(Adnkronos) – “Repeated threats and violence by police forces against staff and patients” have forced Doctors Without Borders (MSF) to temporarily suspend activities in Port-au-Prince, Haiti. The organization announced this, denouncing how in recent days, police officers have repeatedly stopped MSF vehicles and threatened staff members, after an MSF ambulance was attacked on 11 November, at least two patients on board were executed, and the team suffered physical injuries.
These repeated incidents, which “demonstrate how staff and patients are targets of attacks,” have forced MSF to stop admitting new patients and transferring them by ambulance to the five medical facilities the organization runs in Port-au-Prince, a statement said. MSF will continue to assist patients already admitted to its medical facilities and to manage mobile clinic activities, as well as maternal health activities in the south of the country, in Port-a-Piment.
“As MSF we agree to work in insecure conditions, but when even law enforcement becomes a direct threat, we have no choice but to suspend the admission of new patients to our facilities in Port-au-Prince until the conditions are in place to resume,” said Christophe Garnier, MSF head of mission in Haiti.
“Every day that passes without activity is a tragedy, because we are among the few who have provided numerous medical services in this extremely difficult year – he says – However, we can no longer continue to operate in a context where our staff risk being attacked, assaulted or even killed”.

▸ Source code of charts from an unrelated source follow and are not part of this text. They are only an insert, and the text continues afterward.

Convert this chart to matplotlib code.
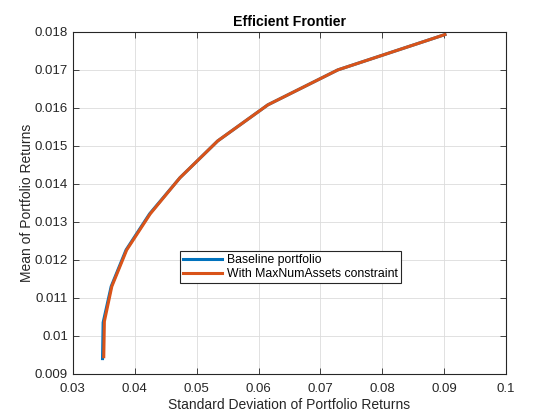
import matplotlib
matplotlib.use('Agg')
import matplotlib.pyplot as plt

# portfolio risk / return
base_std = [0.0348, 0.0349, 0.0362, 0.0386, 0.0424, 0.0473, 0.0534, 0.0615, 0.0728, 0.0901]
base_mean = [0.00940, 0.01035, 0.01130, 0.01226, 0.01321, 0.01416, 0.01513, 0.01608, 0.01700, 0.01793]
cons_std = [0.0350, 0.0351, 0.0363, 0.0387, 0.0425, 0.0473, 0.0534, 0.0615, 0.0728, 0.0901]
cons_mean = [0.00945, 0.01038, 0.01130, 0.01226, 0.01321, 0.01416, 0.01513, 0.01608, 0.01700, 0.01793]

xticks = [0.03, 0.04, 0.05, 0.06, 0.07, 0.08, 0.09, 0.1]
xticklabels = ['0.03', '0.04', '0.05', '0.06', '0.07', '0.08', '0.09', '0.1']
yticks = [0.009, 0.01, 0.011, 0.012, 0.013, 0.014, 0.015, 0.016, 0.017, 0.018]
yticklabels = ['0.009', '0.01', '0.011', '0.012', '0.013', '0.014', '0.015', '0.016', '0.017', '0.018']

plt.rcParams['font.family'] = ['Liberation Sans', 'DejaVu Sans']

fig = plt.figure(figsize=(5.6, 4.2), dpi=100)
ax = fig.add_axes([0.13, 0.11, 0.774, 0.814])

ax.plot(base_std, base_mean, color='#0072BD', lw=2.2, label='Baseline portfolio')
ax.plot(cons_std, cons_mean, color='#D95319', lw=2.2, label='With MaxNumAssets constraint')

ax.set_xlim(0.03, 0.1)
ax.set_ylim(0.009, 0.018)
ax.set_xticks(xticks)
ax.set_xticklabels(xticklabels)
ax.set_yticks(yticks)
ax.set_yticklabels(yticklabels)
ax.tick_params(direction='in', top=True, right=True, labelsize=9.5, length=4, width=0.6,
               colors='#262626')
ax.tick_params(axis='x', pad=6.5)
ax.tick_params(axis='y', pad=3.5)
ax.grid(True, color='#dcdcdc', lw=0.6)
ax.set_axisbelow(True)
for s in ax.spines.values():
    s.set_linewidth(0.8)
    s.set_color('#262626')

ax.set_xlabel('Standard Deviation of Portfolio Returns', fontsize=10, color='#262626', labelpad=2)
ax.set_ylabel('Mean of Portfolio Returns', fontsize=10, color='#262626', labelpad=0.5)
ax.set_title('Efficient Frontier', fontsize=10.2, fontweight='bold', pad=4.5)

leg = ax.legend(loc='lower left', bbox_to_anchor=(0.247, 0.266), fontsize=8.8,
                frameon=True, fancybox=False, edgecolor='#262626', framealpha=1,
                handlelength=3.2, borderpad=0.25, labelspacing=0.15, handletextpad=0.4,
                borderaxespad=0)
leg.get_frame().set_linewidth(0.8)

fig.savefig('out.png', dpi=100)
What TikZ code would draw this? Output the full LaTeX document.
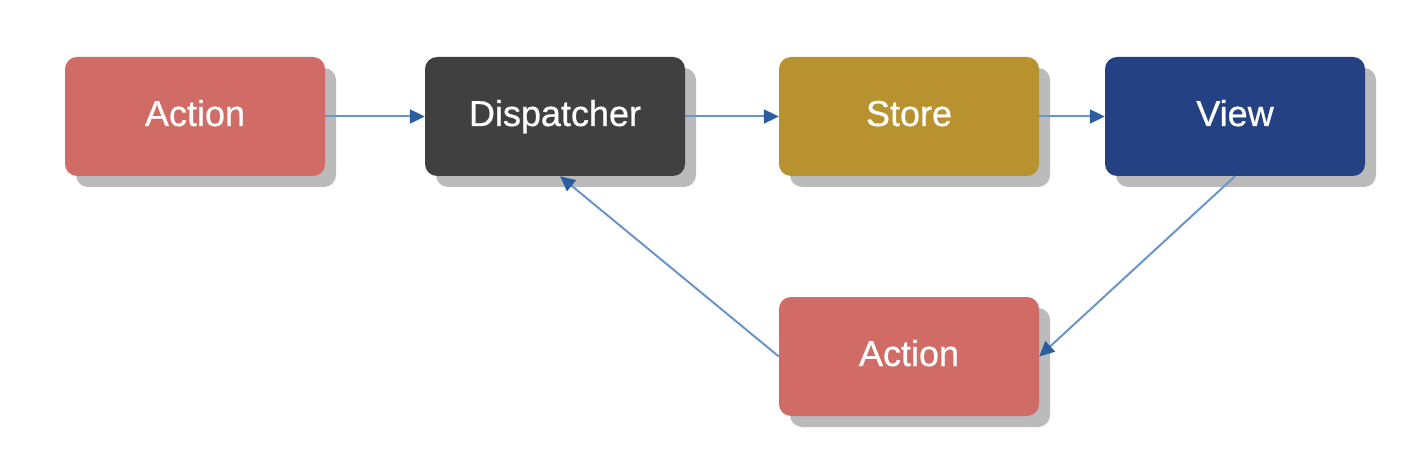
\documentclass[tikz,border=0pt]{standalone}
\usepackage{fontspec}
\setmainfont{Liberation Sans}
\newfontfamily\boxfont[FakeBold=0.7]{Liberation Sans}
\usetikzlibrary{shadows,arrows.meta}
\definecolor{actred}{HTML}{D06B66}
\definecolor{dispgray}{HTML}{404040}
\definecolor{storegold}{HTML}{B8922F}
\definecolor{viewblue}{HTML}{244283}
\definecolor{shadowgray}{HTML}{BBBBBB}
\definecolor{arrline}{HTML}{6A95C8}
\definecolor{arrhead}{HTML}{2A5EA0}
\tikzset{
  box/.style={rectangle, rounded corners=12pt, minimum width=260pt, minimum height=119pt,
    inner sep=0pt, text=white, font=\boxfont\fontsize{36}{40}\selectfont,
    text height=26pt, text depth=7pt,
    drop shadow={shadow xshift=11pt, shadow yshift=-11pt, fill=shadowgray, opacity=1}},
  conn/.style={draw=arrline, line width=2pt,
    -{Triangle[length=15pt,width=14pt,fill=arrhead,color=arrhead]}}
}
\begin{document}
\begin{tikzpicture}[x=1pt,y=-1pt]
\useasboundingbox[fill=white] (0,0) rectangle (1420,462);
\node[box, fill=actred] (act1) at (195,116.5) {Action};
\node[box, fill=dispgray] (disp) at (555,116.5) {Dispatcher};
\node[box, fill=storegold] (store) at (909,116.5) {Store};
\node[box, fill=viewblue] (view) at (1235,116.5) {View};
\node[box, fill=actred] (act2) at (909,356.5) {Action};
\draw[conn] (act1) -- (disp);
\draw[conn] (disp) -- (store);
\draw[conn] (store) -- (view);
\draw[conn] (view.south) -- (act2.east);
\draw[conn] (act2.west) -- ([xshift=5pt]disp.south);
\end{tikzpicture}
\end{document}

In a single week, following the 11 November incident, MSF suffered four further incidents. On 12 November, two MSF ambulances were stopped by agents of the Haitian National Police’s Brigade de Recherche et d’Intervention (BRI), who threatened to kill MSF staff in the near future. On 16 November, in Delmas 33, an MSF driver was verbally assaulted by plainclothes police officers who threatened future attacks on ambulances.
On 17 November, shortly before midnight, another MSF ambulance carrying a patient was stopped near boulevard Toussaint Louverture by a police squad who threatened to kill the patient on board. After intense negotiations, the ambulance was allowed to continue on to the MSF hospital in Tabarre. On 18 November, in Carrefour Rita, a Haitian National Police vehicle driven by a plainclothes policeman armed with a pistol stopped an MSF vehicle that was accompanying staff to work. MSF staff members on board were threatened and told that the following week police forces would begin killing and setting fire to staff, patients and ambulances. In addition, there have also been several attacks on MSF ambulances and staff by armed vigilantes, including the one on 11 November.
MSF provides assistance to all based on medical need. In the Port-au-Prince metropolitan area, it provides assistance to more than 1,100 patients with outpatient visits each week, manages 54 paediatric emergencies and more than 80 new survivors of sexual and gender-based violence.
“We have been present in Haiti for more than 30 years and it is not easy to take this decision because health services have never been so scarce for the population. Many people will lose access to MSF services because we cannot work safely in Port-au-Prince. Our commitment to the people of Haiti continues, but at the moment we cannot accept new patients at our facilities in Port-au-Prince unless we are guaranteed safety and respect for our medical and humanitarian mandate without hindrance from armed groups and law enforcement,” concludes Garnier.